Products liability law consists of a mixture of tort law and contract law. Aspects of this area of law related to tort include strict liability, negligence, and deceit. Aspects that relate to contract law relate mostly to the laws governing warranties. Because this area of law is really hybrid in nature, a plaintiff may assert a number of possible claims, such as negligence, breach of implied warranty of fitness, breach of express warranty, or fraud.
The basis for products liability law developed over several centuries. English courts developed the doctrine of caveat emptor, meaning “let the buyer beware.” Under this doctrine, a buyer was expected to protect himself against both obvious and hidden defects in a product and could not recover from the manufacturer for damages caused by these defects. Over time, however, English courts began to recognize a rule that a seller implied warrants that a product does not contain a hidden defect. On the other hand, American courts continued to employ the caveat emptor rule for most of the nineteenth century.
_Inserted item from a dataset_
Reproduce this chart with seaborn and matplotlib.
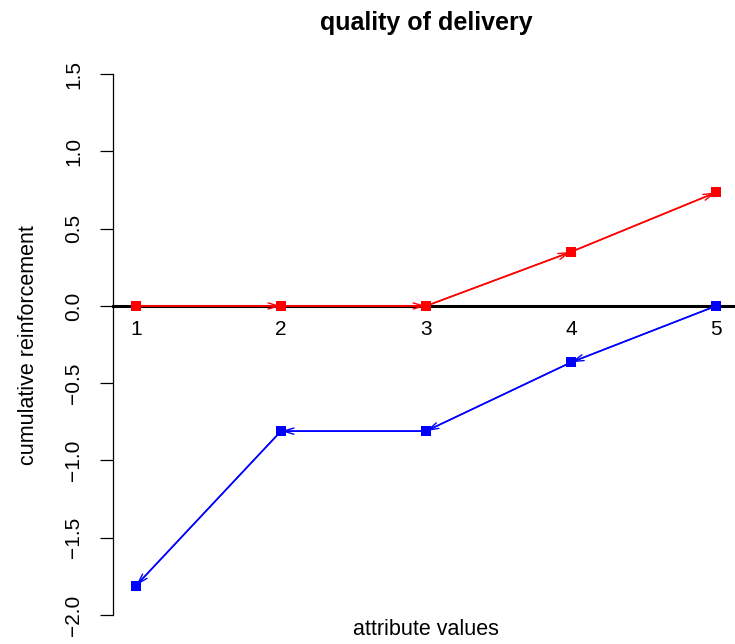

When courts in the United States began to impose implied warranties of merchantability in the late 1800s, the rule required that the plaintiff have privity of contract with the defendant. This meant that the buyer must have purchased a product directly from the manufacturer in order to recover from the manufacturer. During that time, manufacturers had begun to rely more heavily on retailers to sell products. Since many buyers did not actually purchase the products directly from the manufacturers, though, those buyers could not recover for breach of implied warranty from the manufacturers due to a lack of privity of contract.
Courts opened the doors to modern products liability cases in the 1950s and 1960s by allowing remote plaintiffs to recover against the manufacturers of defective products. The American Law Institute (ALI) included rules pertaining to products liability in the Restatement (Second) of Torts, which was official promulgated in 1965. Since the 1960s, the law of products liability has continued to expand and develop. The ALI recognized this development by approving the Restatement (Third) of Torts: Products Liability, in 1998.